[START OF SUPPLIED INFORMATION]

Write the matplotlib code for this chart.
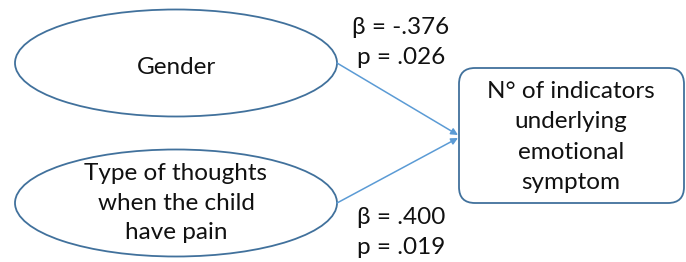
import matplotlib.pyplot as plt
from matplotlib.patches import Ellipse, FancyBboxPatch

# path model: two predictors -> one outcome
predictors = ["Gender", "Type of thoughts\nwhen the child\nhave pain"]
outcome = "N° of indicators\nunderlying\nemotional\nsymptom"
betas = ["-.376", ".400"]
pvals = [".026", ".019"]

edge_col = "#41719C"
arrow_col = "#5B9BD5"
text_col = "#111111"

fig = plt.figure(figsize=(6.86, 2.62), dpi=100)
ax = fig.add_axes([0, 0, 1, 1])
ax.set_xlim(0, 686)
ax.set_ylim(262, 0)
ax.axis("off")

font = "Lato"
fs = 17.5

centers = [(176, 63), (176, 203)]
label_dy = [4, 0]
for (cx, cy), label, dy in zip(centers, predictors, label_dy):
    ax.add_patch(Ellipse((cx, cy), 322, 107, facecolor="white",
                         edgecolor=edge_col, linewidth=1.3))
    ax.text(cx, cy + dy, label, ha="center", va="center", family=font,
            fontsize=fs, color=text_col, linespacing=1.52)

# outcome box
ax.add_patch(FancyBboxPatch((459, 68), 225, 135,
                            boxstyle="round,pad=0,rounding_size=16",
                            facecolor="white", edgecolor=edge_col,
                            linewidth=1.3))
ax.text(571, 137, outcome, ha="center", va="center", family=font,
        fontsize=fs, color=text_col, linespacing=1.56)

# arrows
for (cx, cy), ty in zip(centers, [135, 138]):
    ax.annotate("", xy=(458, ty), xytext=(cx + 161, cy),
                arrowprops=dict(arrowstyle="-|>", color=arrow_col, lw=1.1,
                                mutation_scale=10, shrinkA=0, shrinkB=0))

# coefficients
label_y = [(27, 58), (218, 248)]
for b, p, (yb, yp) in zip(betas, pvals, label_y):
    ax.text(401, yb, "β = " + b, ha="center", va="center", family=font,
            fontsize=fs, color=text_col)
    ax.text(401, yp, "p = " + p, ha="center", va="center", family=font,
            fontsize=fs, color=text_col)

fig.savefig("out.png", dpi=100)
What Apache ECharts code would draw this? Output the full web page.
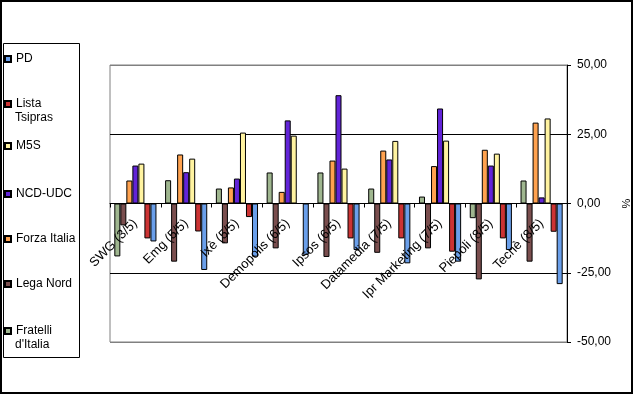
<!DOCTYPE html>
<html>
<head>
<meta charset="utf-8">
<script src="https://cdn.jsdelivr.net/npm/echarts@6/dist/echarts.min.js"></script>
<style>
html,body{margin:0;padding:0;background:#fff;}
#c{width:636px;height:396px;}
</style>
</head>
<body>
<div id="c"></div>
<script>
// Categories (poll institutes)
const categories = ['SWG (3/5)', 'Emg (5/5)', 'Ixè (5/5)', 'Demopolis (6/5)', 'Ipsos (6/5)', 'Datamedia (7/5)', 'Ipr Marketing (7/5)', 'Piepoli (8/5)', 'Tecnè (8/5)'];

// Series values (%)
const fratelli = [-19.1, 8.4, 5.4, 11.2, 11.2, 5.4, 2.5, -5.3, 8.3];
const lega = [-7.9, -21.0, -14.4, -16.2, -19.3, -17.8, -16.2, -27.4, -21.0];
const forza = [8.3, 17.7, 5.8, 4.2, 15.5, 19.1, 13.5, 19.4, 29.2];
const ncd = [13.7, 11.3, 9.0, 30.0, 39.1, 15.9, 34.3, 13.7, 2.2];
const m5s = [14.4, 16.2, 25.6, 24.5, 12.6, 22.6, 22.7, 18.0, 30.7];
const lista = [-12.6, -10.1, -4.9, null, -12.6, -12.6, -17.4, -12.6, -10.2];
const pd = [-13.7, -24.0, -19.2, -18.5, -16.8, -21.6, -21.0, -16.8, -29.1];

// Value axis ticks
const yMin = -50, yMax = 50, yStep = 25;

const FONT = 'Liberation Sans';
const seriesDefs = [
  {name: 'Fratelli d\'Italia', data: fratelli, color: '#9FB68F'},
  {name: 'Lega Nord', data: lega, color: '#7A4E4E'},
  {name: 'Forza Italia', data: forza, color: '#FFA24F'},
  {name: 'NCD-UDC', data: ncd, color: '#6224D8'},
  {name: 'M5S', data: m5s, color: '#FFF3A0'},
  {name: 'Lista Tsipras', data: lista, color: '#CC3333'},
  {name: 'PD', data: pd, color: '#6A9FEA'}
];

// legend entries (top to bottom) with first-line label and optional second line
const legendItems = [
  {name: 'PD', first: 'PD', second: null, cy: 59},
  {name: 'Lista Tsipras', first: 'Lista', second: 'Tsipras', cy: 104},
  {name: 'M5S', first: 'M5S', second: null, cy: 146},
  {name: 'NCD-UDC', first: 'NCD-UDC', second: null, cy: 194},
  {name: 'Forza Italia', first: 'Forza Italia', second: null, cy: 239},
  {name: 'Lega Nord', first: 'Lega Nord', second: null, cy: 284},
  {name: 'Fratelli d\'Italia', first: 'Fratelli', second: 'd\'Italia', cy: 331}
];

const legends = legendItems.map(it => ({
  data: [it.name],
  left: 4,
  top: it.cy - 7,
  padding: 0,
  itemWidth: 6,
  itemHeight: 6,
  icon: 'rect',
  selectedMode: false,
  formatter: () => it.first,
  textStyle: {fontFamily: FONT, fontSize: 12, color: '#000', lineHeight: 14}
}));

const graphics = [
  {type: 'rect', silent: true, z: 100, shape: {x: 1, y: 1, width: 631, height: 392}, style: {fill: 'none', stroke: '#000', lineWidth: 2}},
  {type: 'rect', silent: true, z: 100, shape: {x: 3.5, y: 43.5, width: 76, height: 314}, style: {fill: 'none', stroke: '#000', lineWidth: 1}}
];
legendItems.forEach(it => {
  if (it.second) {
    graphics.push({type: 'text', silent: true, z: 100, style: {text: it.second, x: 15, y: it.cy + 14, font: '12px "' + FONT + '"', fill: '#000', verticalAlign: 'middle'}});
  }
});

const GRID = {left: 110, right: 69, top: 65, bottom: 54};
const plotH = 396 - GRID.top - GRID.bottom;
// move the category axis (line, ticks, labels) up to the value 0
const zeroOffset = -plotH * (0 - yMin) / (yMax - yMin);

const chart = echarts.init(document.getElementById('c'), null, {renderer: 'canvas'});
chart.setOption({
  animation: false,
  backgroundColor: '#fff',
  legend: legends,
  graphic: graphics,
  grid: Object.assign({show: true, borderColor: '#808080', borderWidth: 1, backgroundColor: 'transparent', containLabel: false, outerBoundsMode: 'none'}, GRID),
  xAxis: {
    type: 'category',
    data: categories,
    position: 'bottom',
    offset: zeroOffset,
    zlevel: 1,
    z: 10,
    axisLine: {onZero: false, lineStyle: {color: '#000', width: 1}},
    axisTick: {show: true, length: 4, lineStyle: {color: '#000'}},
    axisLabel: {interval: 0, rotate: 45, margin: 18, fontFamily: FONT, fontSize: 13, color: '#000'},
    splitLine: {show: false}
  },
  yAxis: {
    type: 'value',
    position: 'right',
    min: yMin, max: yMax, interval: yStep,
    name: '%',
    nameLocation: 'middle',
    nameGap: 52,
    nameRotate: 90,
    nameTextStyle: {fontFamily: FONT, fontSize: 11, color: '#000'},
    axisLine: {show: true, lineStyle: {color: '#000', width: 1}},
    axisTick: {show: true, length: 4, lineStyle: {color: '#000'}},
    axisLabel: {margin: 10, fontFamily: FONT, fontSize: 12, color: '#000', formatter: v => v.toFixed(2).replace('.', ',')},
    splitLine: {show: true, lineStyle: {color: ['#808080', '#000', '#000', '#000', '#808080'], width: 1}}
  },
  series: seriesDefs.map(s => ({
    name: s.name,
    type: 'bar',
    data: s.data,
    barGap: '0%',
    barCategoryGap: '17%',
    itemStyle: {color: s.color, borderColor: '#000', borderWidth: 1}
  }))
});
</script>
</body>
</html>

[END OF SUPPLIED INFORMATION]

§ EXERCISE OBJECTIVE: Check each line above for the word "code", and copy the lines where it appears.

§ SOLUTION:
Write the matplotlib code for this chart.
What Apache ECharts code would draw this? Output the full web page.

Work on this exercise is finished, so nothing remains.